A finales del 2000 los dólares billetes en poder de residentes eran 21.207 millones, pero treparon aceleradamente a 28.076 millones durante 2001 como consecuencia de la desconfianza que inspiró el sistema bancario a raíz del corralito, el corralón y la total falta de reacción ética o jurídica de los bancos frente a la violación del Estado de derecho por los decretos de Duhalde que desconocían la validez de los contratos privados.

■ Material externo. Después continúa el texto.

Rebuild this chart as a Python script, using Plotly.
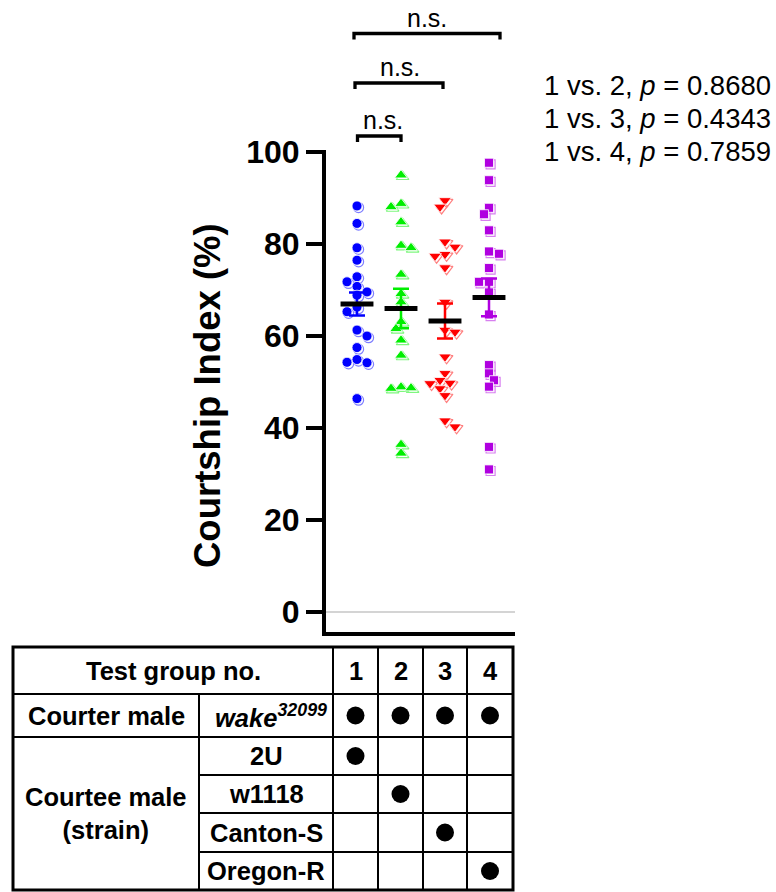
import plotly.graph_objects as go

# ---------------- data ----------------
groups = [1, 2, 3, 4]
group_names = ["1", "2", "3", "4"]
ci_group1 = [88.2, 84.4, 79.1, 76.4, 72.8, 71.7, 70.7, 69.5, 68.8, 66.2, 65.2,
             61.2, 59.9, 57.4, 54.8, 54.2, 54.1, 46.3]
ci_group2 = [94.9, 88.7, 88.0, 84.7, 79.6, 79.1, 73.3, 69.1, 67.3, 63.0, 61.5,
             59.0, 55.7, 48.8, 48.6, 48.5, 36.3, 34.4]
ci_group3 = [89.4, 88.0, 80.4, 79.3, 77.7, 77.3, 74.8, 67.3, 61.2, 60.8, 55.4,
             51.8, 50.3, 49.6, 49.7, 48.5, 47.0, 41.5, 40.2]
ci_group4 = [97.6, 93.8, 87.8, 86.4, 82.9, 78.3, 77.8, 74.7, 71.7, 71.7, 69.4,
             64.6, 53.6, 51.8, 50.3, 48.9, 35.8, 30.9]
group_means = [66.9, 65.9, 63.2, 68.3]
group_sems = [2.5, 4.3, 3.8, 4.1]
y_ticks = [0, 20, 40, 60, 80, 100]
comparisons = [(1, 2, "n.s."), (1, 3, "n.s."), (1, 4, "n.s.")]
p_texts = ["1 vs. 2, <i>p</i> = 0.8680", "1 vs. 3, <i>p</i> = 0.4343", "1 vs. 4, <i>p</i> = 0.7859"]
courter_label = "Courter male"
courter_strain = "<b><i>wake<sup>32099</sup></i></b>"
courtee_label = "<b>Courtee male<br>(strain)</b>"
courtee_strains = ["2U", "w1118", "Canton-S", "Oregon-R"]
courtee_of_group = ["2U", "w1118", "Canton-S", "Oregon-R"]

series = [ci_group1, ci_group2, ci_group3, ci_group4]

# ---------------- styles / layout ----------------
W, H = 776, 892
L, R, T, B = 326, 515, 150, 632
PX_X = 44.0           # px per group unit
PX_Y = 4.598          # px per % unit
XMIN = 1 - (357 - L) / PX_X
XMAX = XMIN + (R - L) / PX_X
YMIN = -(B - 611.5) / PX_Y
YMAX = YMIN + (B - T) / PX_Y

colors = ["#0000FF", "#00EE00", "#FF0000", "#B000E0"]
shadow_colors = ["#7F7FFF", "#7FF77F", "#FF7F7F", "#D77FEF"]
symbols = ["circle", "triangle-up", "triangle-down", "square"]
open_symbols = ["circle-open", "triangle-up-open", "triangle-down-open", "square-open"]
sizes = [10, 11, 11, 9]
FONT = "Liberation Sans, Arial, sans-serif"


def pxx(px):
    return (px - L) / (R - L)


def pxy(py):
    return (B - py) / (B - T)


def swarm_offsets(vals, diam=8.0, step=5.0):
    order = sorted(range(len(vals)), key=lambda i: -vals[i])
    placed = []
    offs = [0.0] * len(vals)
    last = 1
    for i in order:
        y = vals[i] * PX_Y
        cands = [0.0]
        for m in range(1, 10):
            cands += [-last * m * step, last * m * step]
        chosen = 0.0
        for c in cands:
            if all((c - px) ** 2 + (y - py) ** 2 >= diam ** 2 for px, py in placed):
                chosen = c
                break
        if chosen != 0:
            last = 1 if chosen > 0 else -1
        placed.append((chosen, y))
        offs[i] = chosen / PX_X
    return offs


fig = go.Figure()

# scatter points with GraphPad-like offset shadow
for g, vals, col, scol, sym, osym, sz in zip(groups, series, colors, shadow_colors,
                                            symbols, open_symbols, sizes):
    offs = swarm_offsets(vals)
    xs = [g + o for o in offs]
    fig.add_trace(go.Scatter(
        x=[x + 1.6 / PX_X for x in xs], y=[v - 1.6 / PX_Y for v in vals],
        mode="markers", hoverinfo="skip", showlegend=False,
        marker=dict(symbol=osym, size=sz, color=scol, line=dict(width=1.2, color=scol))))
    fig.add_trace(go.Scatter(
        x=xs, y=vals, mode="markers", showlegend=False,
        marker=dict(symbol=sym, size=sz, color=col, line=dict(width=0.8, color="white"))))

# error bars (SEM)
for g, m, s, col in zip(groups, group_means, group_sems, colors):
    fig.add_trace(go.Scatter(
        x=[g], y=[m], mode="markers", showlegend=False, hoverinfo="skip",
        marker=dict(size=1, color="rgba(0,0,0,0)"),
        error_y=dict(type="data", array=[s], color=col, thickness=2.5, width=8)))
# mean lines
for g, m in zip(groups, group_means):
    fig.add_trace(go.Scatter(
        x=[g], y=[m], mode="markers", showlegend=False,
        marker=dict(symbol="line-ew", size=23.5, line=dict(width=5, color="black"))))

shapes = []
annotations = []

# significance brackets
bracket_px = [(357.5, 401, 136, 142, 383, 120),
              (355, 443, 83, 89, 400, 67),
              (354, 500, 33.5, 39.5, 427, 18)]
for (a, b, lab), (x0, x1, yb, ye, tx, ty) in zip(comparisons, bracket_px):
    shapes.append(dict(type="path", xref="paper", yref="paper",
                       path=f"M {pxx(x0)},{pxy(ye)} L {pxx(x0)},{pxy(yb)} L {pxx(x1)},{pxy(yb)} L {pxx(x1)},{pxy(ye)}",
                       line=dict(color="black", width=3.3)))
    annotations.append(dict(text=lab, x=pxx(tx), y=pxy(ty), xref="paper", yref="paper",
                            showarrow=False, xanchor="center", yanchor="middle",
                            font=dict(size=25, color="black", family=FONT)))

# p-values
for i, t in enumerate(p_texts):
    annotations.append(dict(text=t, x=pxx(542), y=pxy(85 + 33 * i), xref="paper", yref="paper",
                            showarrow=False, xanchor="left", yanchor="middle",
                            font=dict(size=27.5, color="black", family=FONT)))

# y-axis title
annotations.append(dict(text="<b>Courtship Index (%)</b>", x=pxx(207), y=pxy(396),
                        xref="paper", yref="paper", showarrow=False, textangle=-90,
                        xanchor="center", yanchor="middle",
                        font=dict(size=36.5, color="black", family=FONT)))

# ---------------- table ----------------
col_edges = [13, 199, 333, 378, 423, 467, 513]
row_edges = [647, 694, 737, 775, 813, 852, 890]
group_col_centers = [(col_edges[i + 2] + col_edges[i + 3]) / 2 for i in range(4)]


def hline(y, x0, x1, w=2):
    shapes.append(dict(type="line", xref="paper", yref="paper", x0=pxx(x0), x1=pxx(x1),
                       y0=pxy(y), y1=pxy(y), line=dict(color="black", width=w)))


def vline(x, y0, y1, w=2):
    shapes.append(dict(type="line", xref="paper", yref="paper", x0=pxx(x), x1=pxx(x),
                       y0=pxy(y0), y1=pxy(y1), line=dict(color="black", width=w)))


for x in col_edges[2:-1]:
    vline(x, row_edges[0], row_edges[-1])
vline(col_edges[1], row_edges[1], row_edges[-1])
hline(row_edges[1], col_edges[0], col_edges[-1])
hline(row_edges[2], col_edges[0], col_edges[-1])
for y in row_edges[3:-1]:
    hline(y, col_edges[1], col_edges[-1])
shapes.append(dict(type="rect", xref="paper", yref="paper",
                   x0=pxx(col_edges[0]), x1=pxx(col_edges[-1]),
                   y0=pxy(row_edges[0]), y1=pxy(row_edges[-1]),
                   line=dict(color="black", width=3)))

TF = dict(size=25.5, color="black", family=FONT)


def cell_text(text, cx, cy, xanchor="center"):
    annotations.append(dict(text=text, x=pxx(cx), y=pxy(cy), xref="paper", yref="paper",
                            showarrow=False, xanchor=xanchor, yanchor="middle", font=TF))


def row_mid(i):
    return (row_edges[i] + row_edges[i + 1]) / 2


cell_text("<b>Test group no.</b>", (col_edges[0] + col_edges[2]) / 2, row_mid(0))
for name, cx in zip(group_names, group_col_centers):
    cell_text(f"<b>{name}</b>", cx, row_mid(0))
cell_text(f"<b>{courter_label}</b>", (col_edges[0] + col_edges[1]) / 2, row_mid(1))
cell_text(courter_strain, (col_edges[1] + col_edges[2]) / 2 + 5, row_mid(1))
cell_text(courtee_label, (col_edges[0] + col_edges[1]) / 2, (row_edges[2] + row_edges[-1]) / 2)
for j, s in enumerate(courtee_strains):
    cell_text(f"<b>{s}</b>", (col_edges[1] + col_edges[2]) / 2, row_mid(2 + j))

DOT_R = 9


def dot(cx, cy):
    shapes.append(dict(type="circle", xref="paper", yref="paper",
                       x0=pxx(cx - DOT_R), x1=pxx(cx + DOT_R),
                       y0=pxy(cy + DOT_R), y1=pxy(cy - DOT_R),
                       fillcolor="black", line=dict(color="black", width=0)))


for cx in group_col_centers:
    dot(cx, row_mid(1))
for cx, strain in zip(group_col_centers, courtee_of_group):
    j = courtee_strains.index(strain)
    dot(cx, row_mid(2 + j))

fig.update_layout(
    width=W, height=H, autosize=False,
    margin=dict(l=L, r=W - R, t=T, b=H - B, pad=0),
    paper_bgcolor="white", plot_bgcolor="white",
    showlegend=False,
    shapes=shapes, annotations=annotations,
    xaxis=dict(range=[XMIN, XMAX], showline=True, linewidth=4, linecolor="black",
               showgrid=False, zeroline=False, showticklabels=False, ticks="",
               fixedrange=True),
    yaxis=dict(range=[YMIN, YMAX], showline=True, linewidth=4, linecolor="black",
               showgrid=False, zeroline=True, zerolinecolor="#d4d4d4", zerolinewidth=2,
               tickvals=y_ticks, ticktext=[str(v) for v in y_ticks],
               ticks="outside", ticklen=16, tickwidth=4, tickcolor="black",
               tickfont=dict(size=32, color="black", family=FONT, weight="bold"),
               fixedrange=True),
)

fig.write_html("out.html")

Un cálculo muy preciso ha podido confirmar que en diez meses del 2002 la persistente fuga de capitales de los bancos superó los 7.000 millones de dólares, con lo cual se ha llegado a una escalofriante cifra de 35.000 millones de dólares billetes, cinco veces más que todo el dinero circulante y los depósitos a la vista de bancos en el Banco Central.
Pero esto no es todo. Desde enero del 2002, mensualmente las exportaciones superan a las importaciones en 1.300 millones de dólares, lo que significaría un aumento del dinero atesorado por el Banco Central por 15.600 millones anuales.
La diferencia entre este importe, menos los pagos por deudas al exterior y menos el aumento real de las reservas, corresponde a los dólares efectivamente atesorados por los argentinos.
Hay que advertir que estos 35.000 millones de dólares billetes no incluyen los 120.000 millones colocados a plazo fijo o "money market" en bancos del exterior.
Estos siderales importes constituyen el pulmón extracorpóreo que ha hecho posible que Argentina no haya desaparecido de la faz de la tierra como nación organizada y haya podido soportar las más irracionales y necias medidas dispuestas por gobernantes que están poseídos por ansias de poder y una desmedida voracidad económica.
El balance del 2002 ha sido desolador, pero las posibilidades para el año que viene son milagrosas. De nuestra capacidad para elegir candidatos serios, inteligentes, responsables, honestos y dominados por una gran pasión de amor por la patria, depende que el milagro se concrete o se desvanezca como otras tantas ilusiones perdidas.